El jefe del Estado español durante la jornada del 3 de abril de 1919 no resultaba ser precisamente un émulo de Lenin, sino Alfonso XIII; y el presidente del Consejo de Ministros, por su parte, tampoco era un fervoroso lector de las obras completas de Marx y Engels, sino el señor conde de Romanones. Bien, pues justo en esa fecha, el 3 de abril de 1919, el Reino de España se convirtió en el segundo país del mundo (el primero fue la Unión Soviética) que implantó por ley la jornada laboral máxima de ocho horas. Desde aquel entonces ha llovido mucho, pero no se ha acabado el mundo. Al contrario, la inmensa mayoría de las personas viven mucho mejor ahora que antes de que se instaurase la norma de las ocho horas.
¿Significa lo que estoy diciendo que se puede lograr que todos trabajen menos y, al mismo tiempo, que todos eleven su nivel de vida y de consumo? Sí, exactamente, eso significa. Pero hay un truco ( en Economía siempre hay algún truco), un truco que se llama productividad. Si, por la vía que sea, consigues aumentar la productividad, entonces se obra el milagro de ganar más trabajando menos horas. La mala noticia es que no existe ningún otro truco para conseguir ese objetivo. Nosotros, los contemporáneos, vivimos mejor que antes de 1918 porque la productividad ha crecido de forma exponencial durante los últimos 107 años, única y exclusivamente por eso.
Por tanto, la pregunta del millón es si ahora se puede reducir la jornada laboral a 37,5 horas semanales.

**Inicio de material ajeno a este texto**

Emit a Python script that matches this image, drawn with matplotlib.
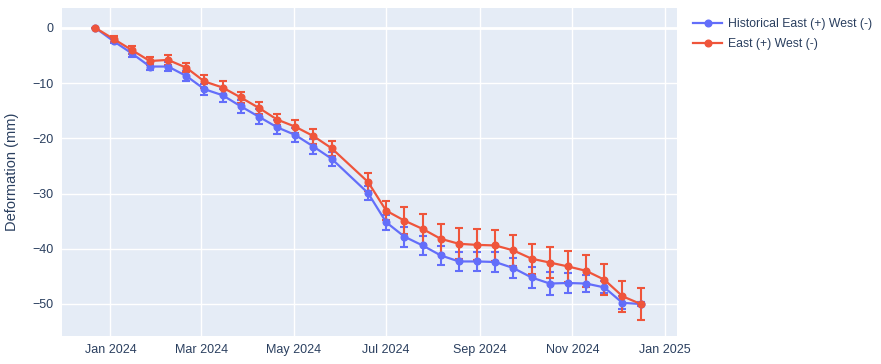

Y la respuesta es clarísima: sí, claro que sí. ¿Y eso llevaría asociado que viviéramos mejor? Bueno, ahora la respuesta también se antoja clarísima: no, claro que no. ¿Y por qué no? Pues por otra razón sencilla, a saber: porque la productividad de la economía española sufre un estancamiento crónico. En consecuencia, si trabajamos menos, produciremos menos y, claro, también consumiremos menos. El asunto no esconde mayor misterio. ¿Por qué nadie se atreverá a subir a la tribuna del Congreso para exponer esa obviedad de cajón al pueblo soberano?